---------- DATA SHOWN

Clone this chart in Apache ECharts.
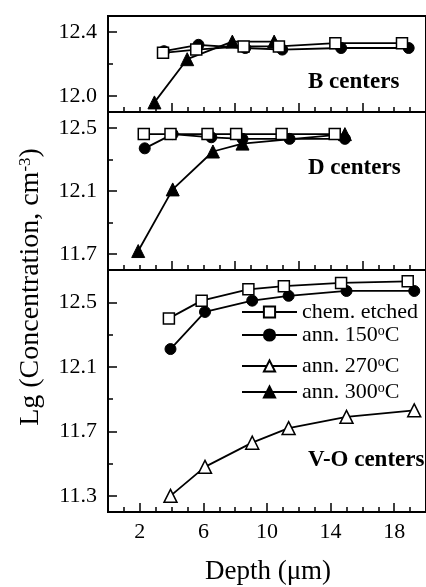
<!DOCTYPE html>
<html><head><meta charset="utf-8">
<script src="https://cdn.jsdelivr.net/npm/echarts@6/dist/echarts.min.js"></script>
<style>html,body{margin:0;padding:0;background:#fff}#c{width:426px;height:587px}</style>
</head><body><div id="c"></div>
<script>
// ---- data (depth in µm, Lg concentration) ----
const bChem   = [[3.46,12.27],[5.55,12.29],[8.53,12.31],[10.75,12.31],[14.3,12.33],[18.49,12.33]];
const b150    = [[3.52,12.28],[5.69,12.32],[8.63,12.30],[10.96,12.29],[14.66,12.30],[18.91,12.30]];
const b300    = [[2.92,11.96],[4.98,12.23],[7.82,12.34],[10.45,12.34]];
const dChem   = [[2.25,12.46],[3.93,12.46],[6.26,12.46],[8.06,12.46],[10.92,12.46],[14.26,12.46]];
const d150    = [[2.31,12.37],[4.07,12.46],[6.5,12.44],[8.46,12.43],[11.42,12.43],[14.9,12.43]];
const d300    = [[1.9,11.72],[4.07,12.11],[6.6,12.35],[8.46,12.40],[14.9,12.46]];
const voChem  = [[3.83,12.40],[5.89,12.51],[8.83,12.58],[11.06,12.60],[14.66,12.62],[18.85,12.63]];
const vo150   = [[3.93,12.21],[6.1,12.44],[9.07,12.51],[11.36,12.54],[15.0,12.57],[19.26,12.57]];
const vo270   = [[3.93,11.30],[6.1,11.48],[9.07,11.63],[11.36,11.72],[15.0,11.79],[19.26,11.83]];

const seriesNames = ['chem. etched','ann. 150oC','ann. 270oC','ann. 300oC'];
const panelNames = ['B centers','D centers','V-O centers'];
const yRanges = [[11.9,12.5],[11.6,12.6],[11.2,12.7]];
const yMajor = [[12.0,12.4],[11.7,12.1,12.5],[11.3,11.7,12.1,12.5]];
const yMinor = [[12.2],[11.9,12.3],[11.5,11.9,12.3]];
const xLabels = [2,6,10,14,18];
const xMajorUpper = [4,8,12,16];
const xRange = [0,20];

const FONT = '"Liberation Serif","Times New Roman",serif';
const chart = echarts.init(document.getElementById('c'));

const grids = [
  {left:108, right:-11, top:16, height:96},
  {left:108, right:-11, top:112, height:158},
  {left:108, right:-11, top:270, height:242}
].map(g => Object.assign(g, {show:true, borderColor:'#000', borderWidth:2, backgroundColor:'transparent'}));

const xAxes = [], yAxes = [];
for (let i = 0; i < 3; i++) {
  const bottom = i === 2;
  const majors = bottom ? xLabels : xMajorUpper;
  xAxes.push({type:'value', gridIndex:i, position:'bottom', min:xRange[0], max:xRange[1], interval:1,
    axisLine:{show:false}, splitLine:{show:false},
    axisTick:{inside:true, length:5, lineStyle:{color:'#000', width:1.5}},
    axisLabel:{show:false}});
  xAxes.push({type:'value', gridIndex:i, position:'bottom', min:xRange[0], max:xRange[1],
    axisLine:{show:false}, splitLine:{show:false},
    axisTick:{inside:true, length:9, customValues:majors, lineStyle:{color:'#000', width:1.5}},
    axisLabel:{show:bottom, customValues:xLabels, color:'#000', fontFamily:FONT, fontSize:22, margin:9}});
  yAxes.push({type:'value', gridIndex:i, position:'left', min:yRanges[i][0], max:yRanges[i][1],
    axisLine:{show:false}, splitLine:{show:false},
    axisTick:{inside:true, length:9, customValues:yMajor[i], lineStyle:{color:'#000', width:1.5}},
    axisLabel:{customValues:yMajor[i], color:'#000', fontFamily:FONT, fontSize:22, margin:11,
      formatter:v=>v.toFixed(1)}});
  yAxes.push({type:'value', gridIndex:i, position:'left', min:yRanges[i][0], max:yRanges[i][1],
    axisLine:{show:false}, splitLine:{show:false},
    axisTick:{inside:true, length:5, customValues:yMinor[i], lineStyle:{color:'#000', width:1.5}},
    axisLabel:{show:false}});
}

const styles = {
  'chem. etched': {symbol:'rect', symbolSize:11, itemStyle:{color:'#fff', borderColor:'#000', borderWidth:1.5}},
  'ann. 150oC': {symbol:'circle', symbolSize:11, itemStyle:{color:'#000', borderColor:'#000', borderWidth:1}},
  'ann. 270oC': {symbol:'triangle', symbolSize:13, itemStyle:{color:'#fff', borderColor:'#000', borderWidth:1.5}},
  'ann. 300oC': {symbol:'triangle', symbolSize:13, itemStyle:{color:'#000', borderColor:'#000', borderWidth:1}}
};
function mk(name, data, gi, z) {
  return Object.assign({type:'line', name, data, xAxisIndex:gi*2, yAxisIndex:gi*2,
    lineStyle:{color:'#000', width:1.8}, showAllSymbol:true, animation:false, z:z||2}, styles[name]);
}
const series = [
  mk('ann. 300oC', b300, 0), mk('ann. 150oC', b150, 0), mk('chem. etched', bChem, 0, 3),
  mk('ann. 300oC', d300, 1), mk('ann. 150oC', d150, 1), mk('chem. etched', dChem, 1, 3),
  mk('chem. etched', voChem, 2, 3), mk('ann. 150oC', vo150, 2), mk('ann. 270oC', vo270, 2)
];

const legendTops = [301, 324, 355, 381];
const rich = {
  t:{fontFamily:FONT, fontSize:22, color:'#000'},
  s:{fontFamily:FONT, fontSize:14, color:'#000', verticalAlign:'top', padding:[0,0,8,0]}
};
const legends = seriesNames.map((n, k) => ({
  data:[n], orient:'vertical', left:241, top:legendTops[k], itemWidth:55, itemHeight:14, itemGap:0,
  padding:0, selectedMode:false,
  textStyle:{rich},
  formatter: name => {
    const m = name.match(/^(.*)oC$/);
    return m ? '{t|' + m[1] + '}{s|o}{t|C}' : '{t|' + name + '}';
  }
}));

const labelY = [82, 168, 460];
const graphic = panelNames.map((p, k) => ({type:'text', x:308, y:labelY[k],
  style:{text:p, fontFamily:FONT, fontSize:23, fontWeight:'bold', fill:'#000', verticalAlign:'middle'}}));
graphic.push({type:'text', x:268, y:572,
  style:{text:'Depth (\u03bcm)', fontFamily:FONT, fontSize:27, fill:'#000', align:'center', verticalAlign:'middle'}});
graphic.push({type:'text', x:31, y:287, rotation:Math.PI/2,
  style:{text:'{a|Lg (Concentration, cm}{b|-3}{a|)}', align:'center', verticalAlign:'middle',
    rich:{a:{fontFamily:FONT, fontSize:28, fill:'#000'}, b:{fontFamily:FONT, fontSize:17, fill:'#000', verticalAlign:'top', padding:[0,0,11,0]}}}});

chart.setOption({animation:false, grid:grids, xAxis:xAxes, yAxis:yAxes, series, legend:legends, graphic});
</script></body></html>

--------------------

[WORK TO BE COMPLETED]
Repeat the material above in full and exactly, apart from the pictures.

[ANSWER TO THIS EXERCISE]
Clone this chart in Apache ECharts.
<!DOCTYPE html>
<html><head><meta charset="utf-8">
<script src="https://cdn.jsdelivr.net/npm/echarts@6/dist/echarts.min.js"></script>
<style>html,body{margin:0;padding:0;background:#fff}#c{width:426px;height:587px}</style>
</head><body><div id="c"></div>
<script>
// ---- data (depth in µm, Lg concentration) ----
const bChem   = [[3.46,12.27],[5.55,12.29],[8.53,12.31],[10.75,12.31],[14.3,12.33],[18.49,12.33]];
const b150    = [[3.52,12.28],[5.69,12.32],[8.63,12.30],[10.96,12.29],[14.66,12.30],[18.91,12.30]];
const b300    = [[2.92,11.96],[4.98,12.23],[7.82,12.34],[10.45,12.34]];
const dChem   = [[2.25,12.46],[3.93,12.46],[6.26,12.46],[8.06,12.46],[10.92,12.46],[14.26,12.46]];
const d150    = [[2.31,12.37],[4.07,12.46],[6.5,12.44],[8.46,12.43],[11.42,12.43],[14.9,12.43]];
const d300    = [[1.9,11.72],[4.07,12.11],[6.6,12.35],[8.46,12.40],[14.9,12.46]];
const voChem  = [[3.83,12.40],[5.89,12.51],[8.83,12.58],[11.06,12.60],[14.66,12.62],[18.85,12.63]];
const vo150   = [[3.93,12.21],[6.1,12.44],[9.07,12.51],[11.36,12.54],[15.0,12.57],[19.26,12.57]];
const vo270   = [[3.93,11.30],[6.1,11.48],[9.07,11.63],[11.36,11.72],[15.0,11.79],[19.26,11.83]];

const seriesNames = ['chem. etched','ann. 150oC','ann. 270oC','ann. 300oC'];
const panelNames = ['B centers','D centers','V-O centers'];
const yRanges = [[11.9,12.5],[11.6,12.6],[11.2,12.7]];
const yMajor = [[12.0,12.4],[11.7,12.1,12.5],[11.3,11.7,12.1,12.5]];
const yMinor = [[12.2],[11.9,12.3],[11.5,11.9,12.3]];
const xLabels = [2,6,10,14,18];
const xMajorUpper = [4,8,12,16];
const xRange = [0,20];

const FONT = '"Liberation Serif","Times New Roman",serif';
const chart = echarts.init(document.getElementById('c'));

const grids = [
  {left:108, right:-11, top:16, height:96},
  {left:108, right:-11, top:112, height:158},
  {left:108, right:-11, top:270, height:242}
].map(g => Object.assign(g, {show:true, borderColor:'#000', borderWidth:2, backgroundColor:'transparent'}));

const xAxes = [], yAxes = [];
for (let i = 0; i < 3; i++) {
  const bottom = i === 2;
  const majors = bottom ? xLabels : xMajorUpper;
  xAxes.push({type:'value', gridIndex:i, position:'bottom', min:xRange[0], max:xRange[1], interval:1,
    axisLine:{show:false}, splitLine:{show:false},
    axisTick:{inside:true, length:5, lineStyle:{color:'#000', width:1.5}},
    axisLabel:{show:false}});
  xAxes.push({type:'value', gridIndex:i, position:'bottom', min:xRange[0], max:xRange[1],
    axisLine:{show:false}, splitLine:{show:false},
    axisTick:{inside:true, length:9, customValues:majors, lineStyle:{color:'#000', width:1.5}},
    axisLabel:{show:bottom, customValues:xLabels, color:'#000', fontFamily:FONT, fontSize:22, margin:9}});
  yAxes.push({type:'value', gridIndex:i, position:'left', min:yRanges[i][0], max:yRanges[i][1],
    axisLine:{show:false}, splitLine:{show:false},
    axisTick:{inside:true, length:9, customValues:yMajor[i], lineStyle:{color:'#000', width:1.5}},
    axisLabel:{customValues:yMajor[i], color:'#000', fontFamily:FONT, fontSize:22, margin:11,
      formatter:v=>v.toFixed(1)}});
  yAxes.push({type:'value', gridIndex:i, position:'left', min:yRanges[i][0], max:yRanges[i][1],
    axisLine:{show:false}, splitLine:{show:false},
    axisTick:{inside:true, length:5, customValues:yMinor[i], lineStyle:{color:'#000', width:1.5}},
    axisLabel:{show:false}});
}

const styles = {
  'chem. etched': {symbol:'rect', symbolSize:11, itemStyle:{color:'#fff', borderColor:'#000', borderWidth:1.5}},
  'ann. 150oC': {symbol:'circle', symbolSize:11, itemStyle:{color:'#000', borderColor:'#000', borderWidth:1}},
  'ann. 270oC': {symbol:'triangle', symbolSize:13, itemStyle:{color:'#fff', borderColor:'#000', borderWidth:1.5}},
  'ann. 300oC': {symbol:'triangle', symbolSize:13, itemStyle:{color:'#000', borderColor:'#000', borderWidth:1}}
};
function mk(name, data, gi, z) {
  return Object.assign({type:'line', name, data, xAxisIndex:gi*2, yAxisIndex:gi*2,
    lineStyle:{color:'#000', width:1.8}, showAllSymbol:true, animation:false, z:z||2}, styles[name]);
}
const series = [
  mk('ann. 300oC', b300, 0), mk('ann. 150oC', b150, 0), mk('chem. etched', bChem, 0, 3),
  mk('ann. 300oC', d300, 1), mk('ann. 150oC', d150, 1), mk('chem. etched', dChem, 1, 3),
  mk('chem. etched', voChem, 2, 3), mk('ann. 150oC', vo150, 2), mk('ann. 270oC', vo270, 2)
];

const legendTops = [301, 324, 355, 381];
const rich = {
  t:{fontFamily:FONT, fontSize:22, color:'#000'},
  s:{fontFamily:FONT, fontSize:14, color:'#000', verticalAlign:'top', padding:[0,0,8,0]}
};
const legends = seriesNames.map((n, k) => ({
  data:[n], orient:'vertical', left:241, top:legendTops[k], itemWidth:55, itemHeight:14, itemGap:0,
  padding:0, selectedMode:false,
  textStyle:{rich},
  formatter: name => {
    const m = name.match(/^(.*)oC$/);
    return m ? '{t|' + m[1] + '}{s|o}{t|C}' : '{t|' + name + '}';
  }
}));

const labelY = [82, 168, 460];
const graphic = panelNames.map((p, k) => ({type:'text', x:308, y:labelY[k],
  style:{text:p, fontFamily:FONT, fontSize:23, fontWeight:'bold', fill:'#000', verticalAlign:'middle'}}));
graphic.push({type:'text', x:268, y:572,
  style:{text:'Depth (\u03bcm)', fontFamily:FONT, fontSize:27, fill:'#000', align:'center', verticalAlign:'middle'}});
graphic.push({type:'text', x:31, y:287, rotation:Math.PI/2,
  style:{text:'{a|Lg (Concentration, cm}{b|-3}{a|)}', align:'center', verticalAlign:'middle',
    rich:{a:{fontFamily:FONT, fontSize:28, fill:'#000'}, b:{fontFamily:FONT, fontSize:17, fill:'#000', verticalAlign:'top', padding:[0,0,11,0]}}}});

chart.setOption({animation:false, grid:grids, xAxis:xAxes, yAxis:yAxes, series, legend:legends, graphic});
</script></body></html>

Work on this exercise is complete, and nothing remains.